Brett: He used an example of a surf apparel company. They had a large drop in sales from one month to the next, and couldn't figure out why. They looked at the visitor map, and saw that there was nobody coming from the East Coast. It turns out that the server was misconfigured and blocking IP addressed from east of the Mississippi. Another example is to look at bounce rates to see where content can be changed to reduce the bounce rates and increase conversions.

Wes: He gives an example of looking at where a user came from (via IP address) and adding text in the user's language. For example, a user coming from Spain would see a small text portion in Spanish letting them know where to go for more information in their language.

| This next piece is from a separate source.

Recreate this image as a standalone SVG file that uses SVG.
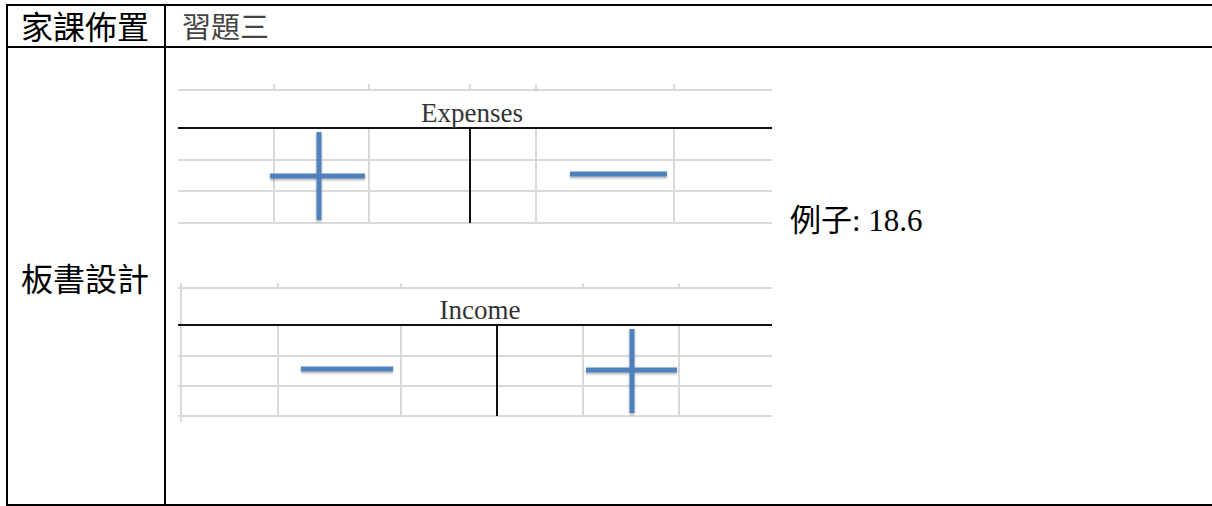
<svg xmlns="http://www.w3.org/2000/svg" width="1212" height="506" viewBox="0 0 1212 506">
<style>
.border{stroke:#000;stroke-width:2;fill:none}
.hd{font-family:"Noto Sans CJK TC","Noto Sans CJK SC",sans-serif;font-size:32px;fill:#000}
.hd2{font-family:"Liberation Serif","Noto Sans CJK TC",serif;font-size:29px;fill:#444}
.grid{stroke:#d9d9d9;stroke-width:2;fill:none}
.blk{stroke:#111;stroke-width:2;fill:none}
.sign{stroke:#4f81bd;stroke-width:5;stroke-linecap:butt;fill:none;filter:url(#sh)}
.ttl{font-family:"Liberation Serif",serif;font-size:27px;fill:#333;text-anchor:middle}
.ex{font-family:"Liberation Serif","Noto Sans CJK TC",serif;font-size:31px;fill:#000}
</style>
<defs>
<filter id="sh" filterUnits="userSpaceOnUse" x="0" y="0" width="1212" height="506">
<feDropShadow dx="0" dy="1.5" stdDeviation="1.2" flood-color="#000" flood-opacity="0.35"/>
</filter>
</defs>
<g id="table">
<rect class="border" x="7" y="5" width="1206" height="500"/>
<line class="border" x1="7" y1="47" x2="1212" y2="47"/>
<line class="border" x1="165" y1="5" x2="165" y2="505"/>
</g>
<g id="header-label"><text class="hd" x="21" y="39">家課佈置</text></g>
<g id="header-value"><text class="hd2" x="182" y="38">習題三</text></g>
<g id="board-label"><text class="hd" x="21" y="291">板書設計</text></g>
<g id="expenses">
<path class="grid" d="M178 90H772M274 84V90M369 84V90M470 84V90M536 84V90M674 84V90"/>
<path class="grid" d="M178 160H772M178 191H772M178 223H772M274 128V223M369 128V223M536 128V223M674 128V223"/>
<line class="blk" x1="178" y1="128" x2="772" y2="128"/>
<line class="blk" x1="470" y1="128" x2="470" y2="223"/>
<text class="ttl" x="472" y="122">Expenses</text>
<path class="sign" d="M319 132V220M270 176H365"/>
<path class="sign" d="M570 174H667"/>
</g>
<g id="income">
<path class="grid" d="M178 288H772M181 283V422M278 283V288M401 283V288M583 283V288M679 283V288"/>
<path class="grid" d="M178 356H772M178 386H772M178 416H772M278 325V416M401 325V416M583 325V416M679 325V416"/>
<line class="blk" x1="178" y1="325" x2="772" y2="325"/>
<line class="blk" x1="497" y1="325" x2="497" y2="416"/>
<text class="ttl" x="480" y="319">Income</text>
<path class="sign" d="M301 369H393"/>
<path class="sign" d="M632 329V413M586 370H677"/>
</g>
<g id="example"><text class="ex" x="790" y="231">例子: 18.6</text></g>
</svg>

Gary: With big clients it's easy to get that level of benefit, but harder with small clients. Natural search visitors don't perform as well as those coming in direct, in many cases. Companies will go through lots of time/effort/money to get people to come in from natural search, but may be too expensive. Looked at where people came in, they came in deep into the site, so moved some of the good engaging stuff off of the front page and put it deeper to catch people's interest. Resulted in increasing number of pages people viewed when they came in from search. Also having internal search nearly doubled number of page views for people coming in from search.

Another example: wanted to identify which websites to get rid of. Got rid of about 100 sites after looking at value of sites. Look at which PPC campaigns to get rid of.

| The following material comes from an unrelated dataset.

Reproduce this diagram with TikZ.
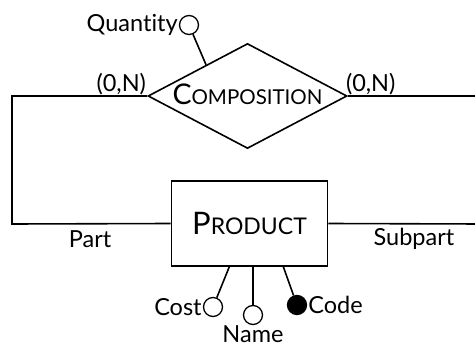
\documentclass[tikz,border=0pt]{standalone}
\usepackage{fontspec}
\setmainfont{Lato}[Ligatures = NoCommon]
\usetikzlibrary{shapes.geometric}
% big first letter, smaller capitals after it
\newcommand{\fakesc}[4]{{\fontsize{#1}{#1}\selectfont #3}{\fontsize{#2}{#2}\selectfont #4}}
\tikzstyle{relShape}=[shape = diamond, draw, line width = 1.6pt, aspect = 1.9, minimum width = 199pt, minimum height = 105pt, inner sep = 0pt]
\tikzstyle{entShape}=[shape = rectangle, draw, line width = 1.6pt, minimum width = 156pt, minimum height = 85pt, inner sep = 0pt]
\tikzstyle{attrOpen}=[shape = circle, minimum size = 19pt, inner sep = 0pt, line width = 1.3pt, draw, fill = white]
\tikzstyle{attrKey}=[attrOpen, fill = black]

\begin{document}
\begin{tikzpicture}[x = 1pt, y = -1pt, font = \fontsize{23.5}{28}\selectfont]
\tikzstyle{lineStyle} = [line width = 1.6pt]
\tikzstyle{tagStyle} = [inner sep = 1pt]
\clip (0,0) rectangle (475,348);
\node[relShape] (comp) at (247.5,96) {\raisebox{3pt}{\fakesc{28.5}{20.5}{C}{OMPOSITION}}};
\node[entShape] (prod) at (249.5,223.5) {\raisebox{-2pt}{\fakesc{31}{23}{P}{RODUCT}}};
\coordinate (lt) at (12,96);
\coordinate (lb) at (12,224);
\coordinate (rt) at (482,96);
\coordinate (rb) at (482,224);
\node[attrOpen, label = {[tagStyle]left:Quantity}] (qty) at (189,25) {};
\node[attrOpen, label = {[tagStyle]left:Cost}] (cost) at (213,307) {};
\node[attrOpen, label = {[inner sep = 0pt]below:Name}] (name) at (253,315) {};
\node[attrKey, label = {[tagStyle]right:Code}] (code) at (297,305) {};
\node[tagStyle, anchor = south east] (cardL) at (comp.west) {(0,N)};
\node[tagStyle, anchor = south west, xshift = -3pt] (cardR) at (comp.east) {(0,N)};
\node (part) at (90,239) {Part};
\node (subpart) at (414,239) {Subpart};
\draw[lineStyle] (comp.west) -- (lt) -- (lb) -- (prod.west);
\draw[lineStyle] (comp.east) -- (rt) -- (rb) -- (prod.east);
\draw[lineStyle] (qty) -- (comp.143);
\draw[lineStyle] (cost) -- (prod.245);
\draw[lineStyle] (name) -- (name |- prod.south);
\draw[lineStyle] (code) -- (prod.308);
\end{tikzpicture}
\end{document}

Richard: Sort referrals based on which page of search results people came from (page two, page three), target those to come through on page one. Has immediate effect on campaigns, increases authority of site as a whole.

Jim asks Wes: How do you value your search traffic when you're doing a company focused on lead generation, doesn't take credit cards. For them, downloading white paper or viewing webinar is what is important to that client. Look at keywords and understand what groups of keywords lead to what behavior.

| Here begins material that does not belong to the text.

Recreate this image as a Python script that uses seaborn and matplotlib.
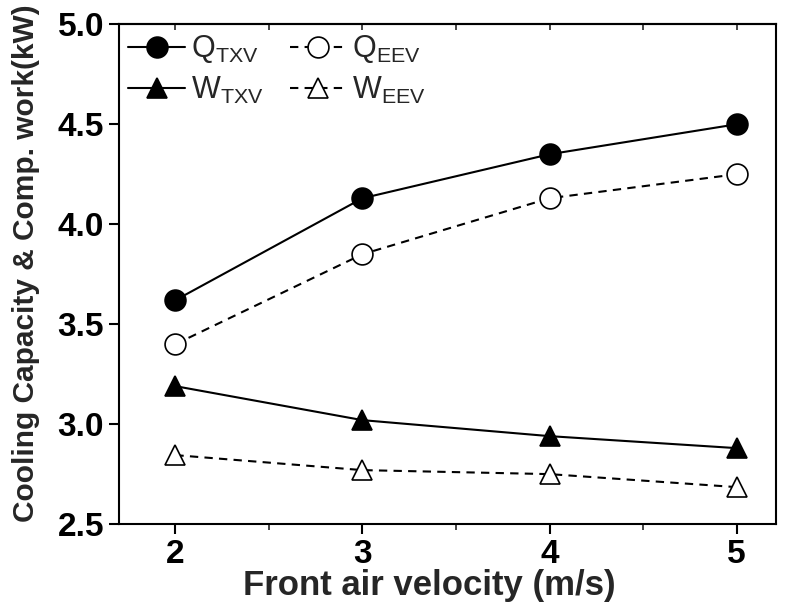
import matplotlib
matplotlib.use("Agg")
import matplotlib.pyplot as plt
import seaborn as sns
import pandas as pd
from matplotlib.ticker import MultipleLocator, FormatStrFormatter

velocity = [2, 3, 4, 5]
q_txv = [3.62, 4.13, 4.35, 4.50]
q_eev = [3.40, 3.85, 4.13, 4.25]
w_txv = [3.19, 3.02, 2.94, 2.88]
w_eev = [2.845, 2.77, 2.75, 2.685]
labels = [r"Q$_{\rm TXV}$", r"Q$_{\rm EEV}$", r"W$_{\rm TXV}$", r"W$_{\rm EEV}$"]

sns.set_theme(style="ticks")
plt.rcParams['font.family'] = ['Liberation Sans', 'DejaVu Sans']
plt.rcParams['mathtext.fontset'] = 'custom'
plt.rcParams['mathtext.rm'] = 'Liberation Sans'

fig = plt.figure(figsize=(7.95, 6.08), dpi=100)
ax = fig.add_axes([0.150, 0.138, 0.826, 0.822])

series = [
    (q_txv, labels[0], "o", "black", "-"),
    (q_eev, labels[1], "o", "white", "--"),
    (w_txv, labels[2], "^", "black", "-"),
    (w_eev, labels[3], "^", "white", "--"),
]
handles = {}
for vals, lab, mk, fc, ls in series:
    df = pd.DataFrame({"v": velocity, "y": vals})
    sns.lineplot(data=df, x="v", y="y", ax=ax, color="black", linewidth=1.5,
                 linestyle=ls, marker=mk, markersize=15, markerfacecolor=fc,
                 markeredgecolor="black", markeredgewidth=1.2, label=lab)
    line = ax.get_lines()[-1]
    if ls == "--":
        line.set_dashes((4, 3))
    handles[lab] = line

ax.set_xlim(1.70, 5.21)
ax.set_ylim(2.5, 5.0)
ax.set_xticks(velocity)
ax.xaxis.set_minor_locator(MultipleLocator(0.5))
ax.yaxis.set_major_locator(MultipleLocator(0.5))
ax.yaxis.set_major_formatter(FormatStrFormatter("%.1f"))
for s in ax.spines.values():
    s.set_linewidth(1.5)
    s.set_color("black")
ax.tick_params(axis="both", which="major", direction="out", length=7, width=1.5,
               labelsize=24, colors="black", pad=4)
ax.tick_params(axis="x", which="minor", direction="out", length=4, width=1.2)
for lab in ax.get_xticklabels() + ax.get_yticklabels():
    lab.set_fontweight("bold")

top = ax.secondary_xaxis("top")
top.set_xticks(velocity)
top.xaxis.set_minor_locator(MultipleLocator(0.5))
top.tick_params(axis="x", which="both", direction="in", length=4, width=1.2,
                labeltop=False)
top.spines["top"].set_linewidth(1.5)

ax.set_xlabel("Front air velocity (m/s)", fontsize=25, fontweight="bold")
ax.set_ylabel("Cooling Capacity & Comp. work(kW)", fontsize=21.5, fontweight="bold")
ax.xaxis.set_label_coords(0.472, -0.09)
ax.yaxis.set_label_coords(-0.12, 0.522)

order = [labels[0], labels[2], labels[1], labels[3]]
ax.legend([handles[l] for l in order], order, ncol=2, frameon=False, loc="upper left",
          fontsize=22, handlelength=1.85, columnspacing=0.85, handletextpad=0.2,
          labelspacing=0.3, borderaxespad=0.0, borderpad=0.3)

fig.savefig("out.png", dpi=100)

Good thing is being able to tag types of keywords, visitors, etc. For example, do I need to focus on executives? Figure out which keywords execs use, up PPC campaign spend for that group.

Audience Question: How do we best integrate analytics info with offline dashboards to show how offline stuff is correlated with online?

Brett: Several common techniques. Easiest way to do this is to use some type of landing page or unique URL. Good way to tell if ads have effect. Not everyone goes to that specific URL though. Another way is to look at geographic visitors. Even if visitors go straight to website, you can see if place where you put radio ad is sending traffic. Try one creative in one geography, another creative in another geography, see which is better.

Richard: Who was typing in a query that was on a billboard, then looked at when and where visitors came from.

Brett: look at ads that have "go to Google and search for term x", people remember how to do that, good results.

Next question: What do you have that will help me with organic keyword ranking?

Wes: Ability to easily see the clicks that come in, add organic words to SEM campaign. Now easy to see report that helps you figure out which keywords to add to SEM campaign. Vice versa. If I'm ranked number one on a paid keyword, do I want to spend the effort to rank number one for that organically?

Brett: Lots of reports to help with this. You can see list of keywords, split paid vs organic, which SEs keywords come from. For paid, it shows where your keyword was placed (top of page, right of page, which slot). New feature is internal site search reporting. What did user type into SE to find your site, then what specific did they search for on your site? Example of searching for cookies, finding your site, then searching on chocolate chip cookies on your site. Decide to then send paid results to chocolate chip cookies. Another tool is website optimizer, multi-variate testing application.

Richard: Looking at extended reporting. Customer acquisition side is lacking, they try to fulfill this. Missed some here.

If we install Google analytics on our site, isn't that telling them how much money we make off of them and then they would charge us more? Brett says no, that information is not shared. A few more questions happened after this that I didn't catch.